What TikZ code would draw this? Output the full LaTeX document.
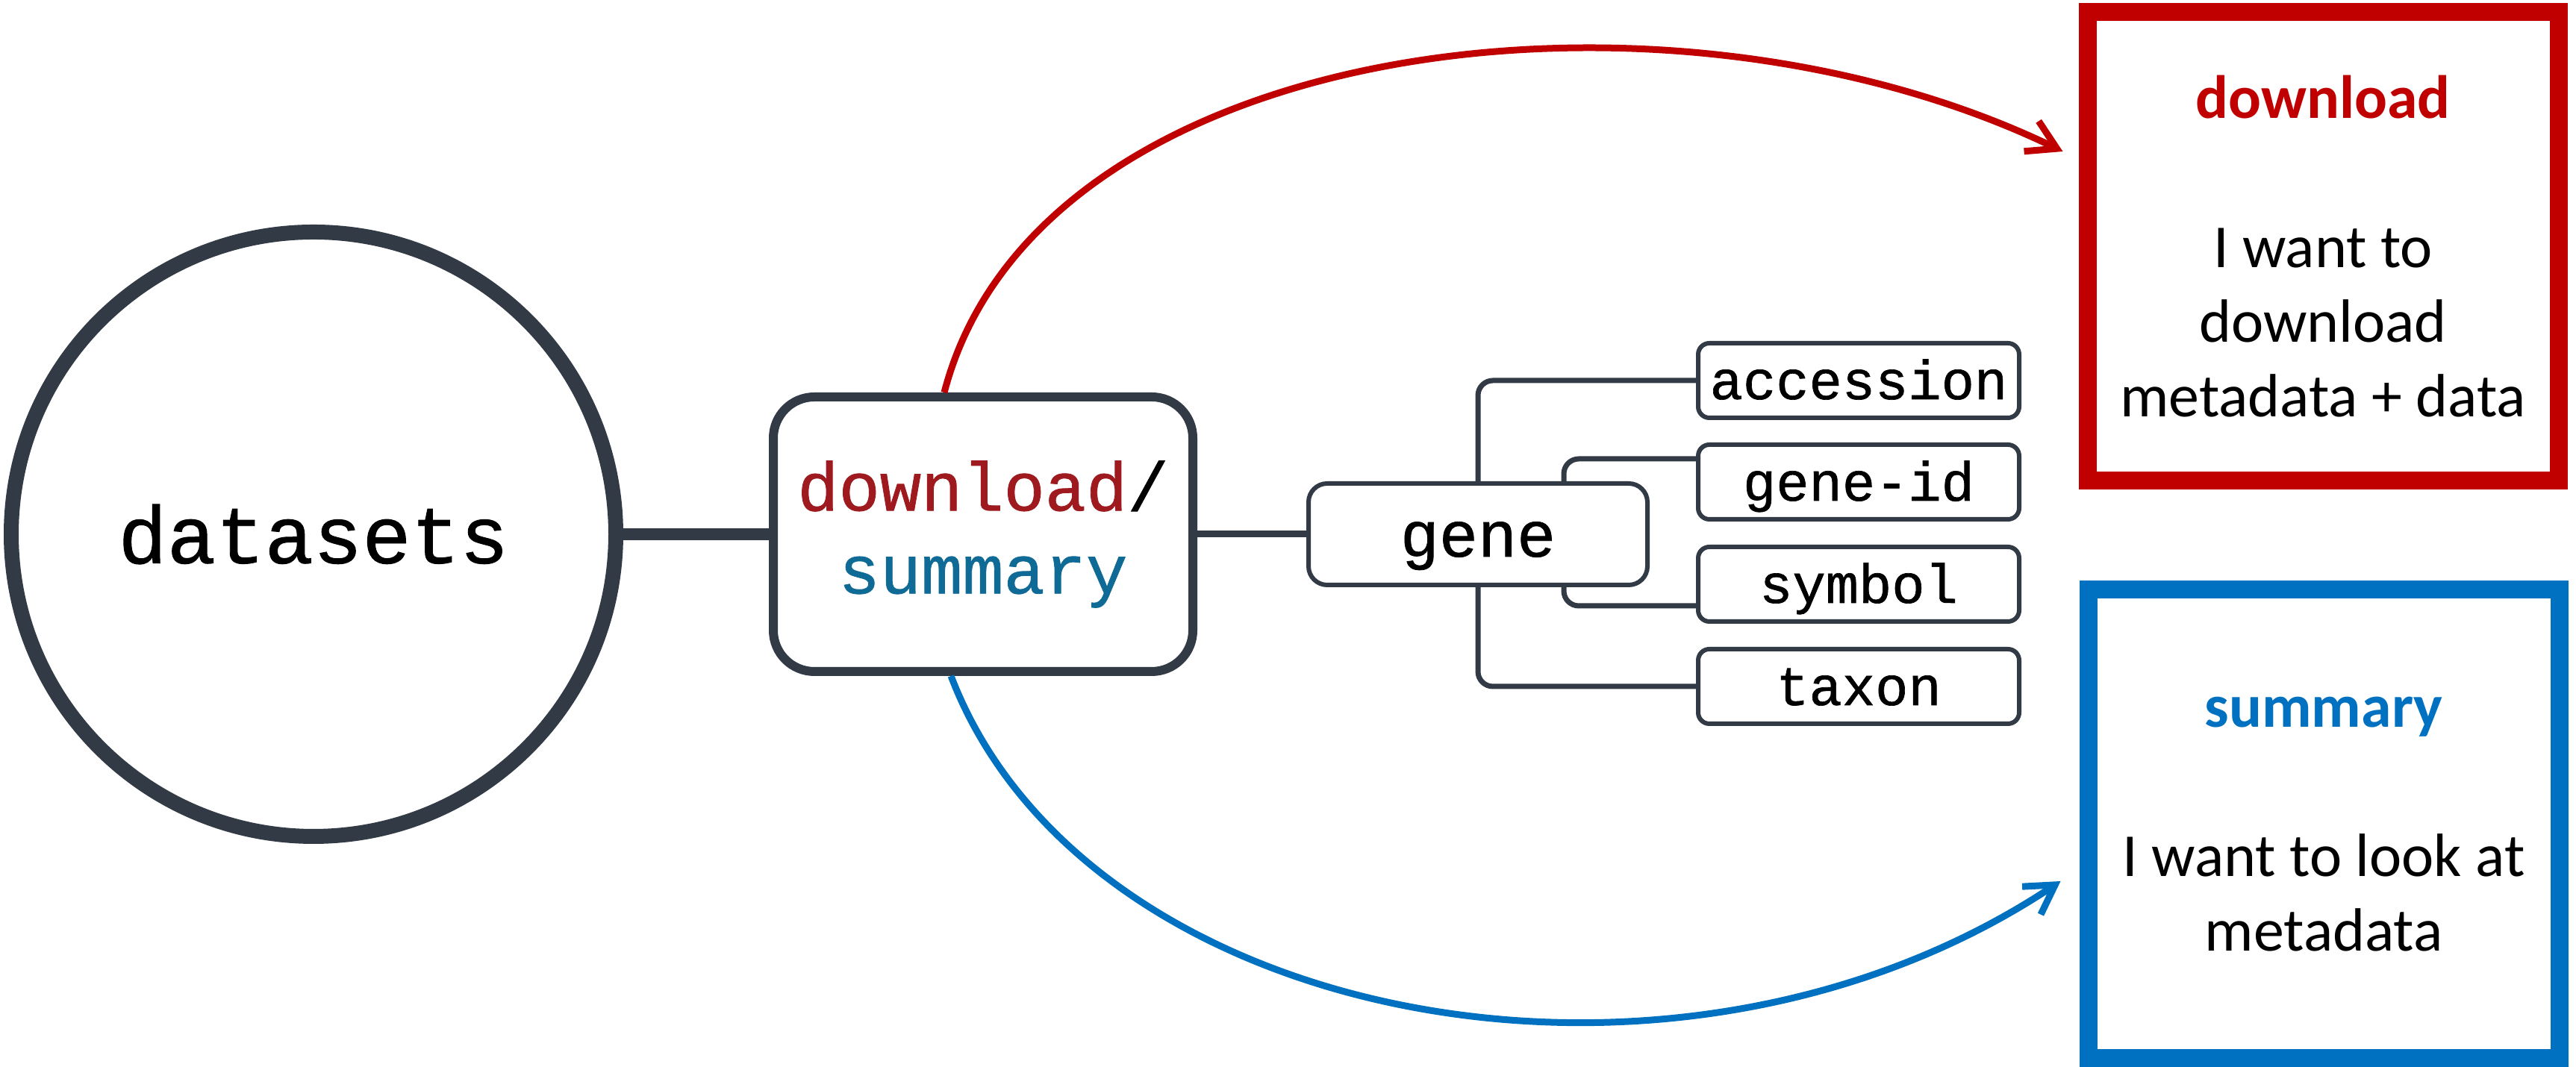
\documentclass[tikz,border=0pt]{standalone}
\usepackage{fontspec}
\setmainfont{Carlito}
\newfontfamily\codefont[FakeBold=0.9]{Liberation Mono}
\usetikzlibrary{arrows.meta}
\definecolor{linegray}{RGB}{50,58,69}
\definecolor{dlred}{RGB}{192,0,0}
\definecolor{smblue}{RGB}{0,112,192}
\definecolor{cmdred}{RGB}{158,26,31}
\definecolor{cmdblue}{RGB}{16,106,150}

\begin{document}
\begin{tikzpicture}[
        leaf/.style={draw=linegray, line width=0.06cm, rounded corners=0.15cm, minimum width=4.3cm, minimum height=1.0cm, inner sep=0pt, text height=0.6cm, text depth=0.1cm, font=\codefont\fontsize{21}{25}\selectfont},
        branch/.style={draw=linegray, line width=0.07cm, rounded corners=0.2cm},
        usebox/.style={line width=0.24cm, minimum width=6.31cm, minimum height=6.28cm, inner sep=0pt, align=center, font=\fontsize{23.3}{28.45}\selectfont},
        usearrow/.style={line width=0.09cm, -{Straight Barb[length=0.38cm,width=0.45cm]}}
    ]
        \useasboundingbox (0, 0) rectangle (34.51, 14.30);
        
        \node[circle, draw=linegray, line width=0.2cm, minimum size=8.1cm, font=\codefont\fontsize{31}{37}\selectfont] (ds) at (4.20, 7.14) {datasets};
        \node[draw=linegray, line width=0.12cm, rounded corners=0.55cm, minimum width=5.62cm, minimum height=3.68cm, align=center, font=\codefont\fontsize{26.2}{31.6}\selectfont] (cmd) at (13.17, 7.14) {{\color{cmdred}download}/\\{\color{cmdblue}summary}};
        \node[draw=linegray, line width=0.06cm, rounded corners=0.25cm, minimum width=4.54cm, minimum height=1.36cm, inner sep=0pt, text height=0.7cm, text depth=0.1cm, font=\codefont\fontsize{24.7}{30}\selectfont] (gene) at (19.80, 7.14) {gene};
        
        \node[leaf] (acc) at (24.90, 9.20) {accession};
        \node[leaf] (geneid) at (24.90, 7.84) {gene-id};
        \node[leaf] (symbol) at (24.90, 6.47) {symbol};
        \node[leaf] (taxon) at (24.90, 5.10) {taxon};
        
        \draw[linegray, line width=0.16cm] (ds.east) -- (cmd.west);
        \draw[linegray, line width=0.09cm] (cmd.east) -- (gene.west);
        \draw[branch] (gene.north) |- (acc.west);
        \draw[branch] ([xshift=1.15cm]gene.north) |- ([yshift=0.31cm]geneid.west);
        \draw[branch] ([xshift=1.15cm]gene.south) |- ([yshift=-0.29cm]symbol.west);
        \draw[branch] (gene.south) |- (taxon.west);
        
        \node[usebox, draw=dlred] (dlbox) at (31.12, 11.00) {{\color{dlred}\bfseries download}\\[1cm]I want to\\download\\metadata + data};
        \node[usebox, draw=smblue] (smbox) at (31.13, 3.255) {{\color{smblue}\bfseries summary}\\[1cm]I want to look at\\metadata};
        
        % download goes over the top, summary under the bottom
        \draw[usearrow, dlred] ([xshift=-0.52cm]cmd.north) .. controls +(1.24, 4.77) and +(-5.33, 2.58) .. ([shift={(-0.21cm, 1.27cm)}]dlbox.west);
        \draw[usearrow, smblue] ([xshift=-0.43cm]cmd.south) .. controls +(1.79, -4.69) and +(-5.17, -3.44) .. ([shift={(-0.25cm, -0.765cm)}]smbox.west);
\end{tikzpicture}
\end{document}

_Direction_
From the first line of the material down to the line containing "rectangle (34.51, 14.30);", inclusive, return each line exactly, skipping any picture.

_Answer for the task_
What TikZ code would draw this? Output the full LaTeX document.
\documentclass[tikz,border=0pt]{standalone}
\usepackage{fontspec}
\setmainfont{Carlito}
\newfontfamily\codefont[FakeBold=0.9]{Liberation Mono}
\usetikzlibrary{arrows.meta}
\definecolor{linegray}{RGB}{50,58,69}
\definecolor{dlred}{RGB}{192,0,0}
\definecolor{smblue}{RGB}{0,112,192}
\definecolor{cmdred}{RGB}{158,26,31}
\definecolor{cmdblue}{RGB}{16,106,150}

\begin{document}
\begin{tikzpicture}[
        leaf/.style={draw=linegray, line width=0.06cm, rounded corners=0.15cm, minimum width=4.3cm, minimum height=1.0cm, inner sep=0pt, text height=0.6cm, text depth=0.1cm, font=\codefont\fontsize{21}{25}\selectfont},
        branch/.style={draw=linegray, line width=0.07cm, rounded corners=0.2cm},
        usebox/.style={line width=0.24cm, minimum width=6.31cm, minimum height=6.28cm, inner sep=0pt, align=center, font=\fontsize{23.3}{28.45}\selectfont},
        usearrow/.style={line width=0.09cm, -{Straight Barb[length=0.38cm,width=0.45cm]}}
    ]
        \useasboundingbox (0, 0) rectangle (34.51, 14.30);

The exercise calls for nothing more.